By Gina Lee
Investing.com – Asia Pacific stocks were up on Thursday morning, after China took action to calm recent market turbulence, while the U.S. Federal Reserve said more economic progress was needed before it begins asset tapering.
Japan’s Nikkei 225 was up 0.48% by 10:43 PM ET (2:43 AM GMT) and South Korea’s KOSPI inched up 0.03%.
In Australia, the ASX 200 was up 0.38%, with the Reserve Bank of Australia (RBA) expected to delay its planned asset tapering as it hands down its policy decision in the following week. The delay comes a mere four weeks after the plans were announced and extended lockdowns in Sydney are also expected to take a toll on the economy.
RBA currently plans to begin asset tapering in September, with a review to follow a few months later.
Hong Kong’s Hang Seng Index jumped 2.11%. China’s Shanghai Composite rose 0.91% and the ShenzhenComponent rose 1.97%. Investors continue to await the impact of a call reportedly led by China Securities Regulatory Commission (CSRC) Vice Chairman Fang Xingha and executives at major investment banks.
The hastily-convened was an attempt by CSRC, China’s securities regulator, to calm a multi-day selloff in Chinese and Hong Kong shares sparked by the recent crackdown on several sectors, including private education.

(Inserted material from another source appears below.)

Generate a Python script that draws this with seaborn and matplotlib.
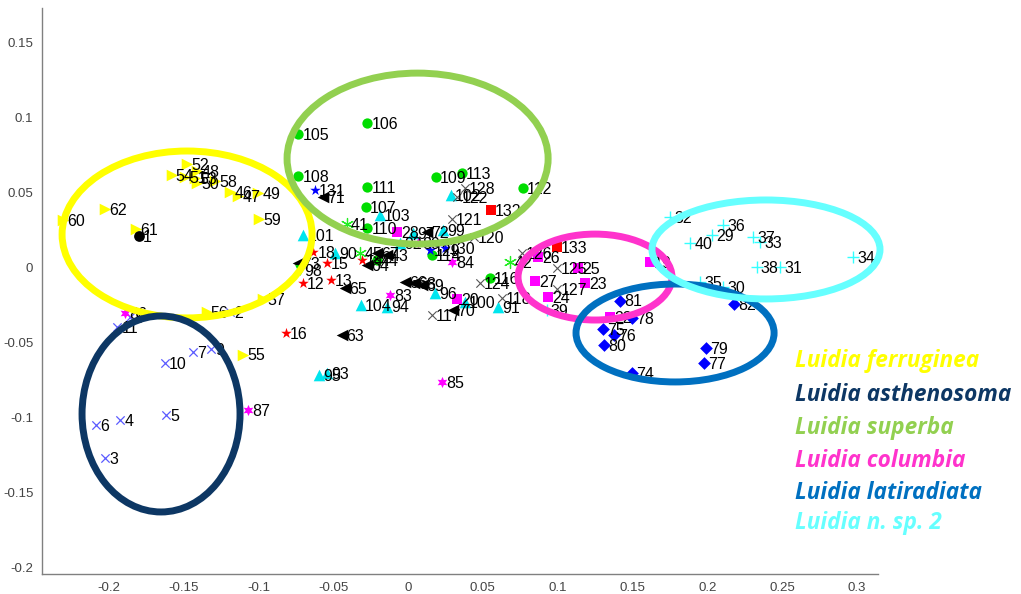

"The message is that profit has not become a dirty word in the Chinese system of 'Socialism with Chinese characteristics', only in certain sectors... how successful the messaging by the authorities will be in putting a floor under the broader Chinese stock market remains to be seen,” NAB head of FX strategy Ray Attrill told Reuters.
In the U.S., the Fed kept interest rates in a target range between zero and 0.25% as it handed down its policy decision on Wednesday. Although officials discussed how to begin asset tapering, no details on the timing were given. Fed Chairman Jerome Powell did say, however, that it would still be a while before conditions for asset tapering are met. The central bank also reiterated that inflation is likely to be transitory and linked to the economic re-opening from COVID-19.
However, the spread of COVID-19 cases involving the Delta strain globally and the ripple effects from the Chinese crackdown remain as risks.
“While the economy appears to be inching closer, the Fed has not yet seen sufficiently outsized data to warrant a meaningful policy change... as a result, we expect the markets to remain volatile in the near-term, driven largely by this season’s remaining corporate earnings announcements, key upcoming economic data reports and the pace of progress in curtailing COVID-19,” AXS Investments LLC chief executive officer Greg Bassuk told Bloomberg.
Meanwhile, U.S. second-quarter GDP data is due later in the day. A bipartisan group of senators and the White House also reached a tentative agreement on a $550 billion infrastructure package, which forms part of U.S. President Joe Biden’s economic agenda.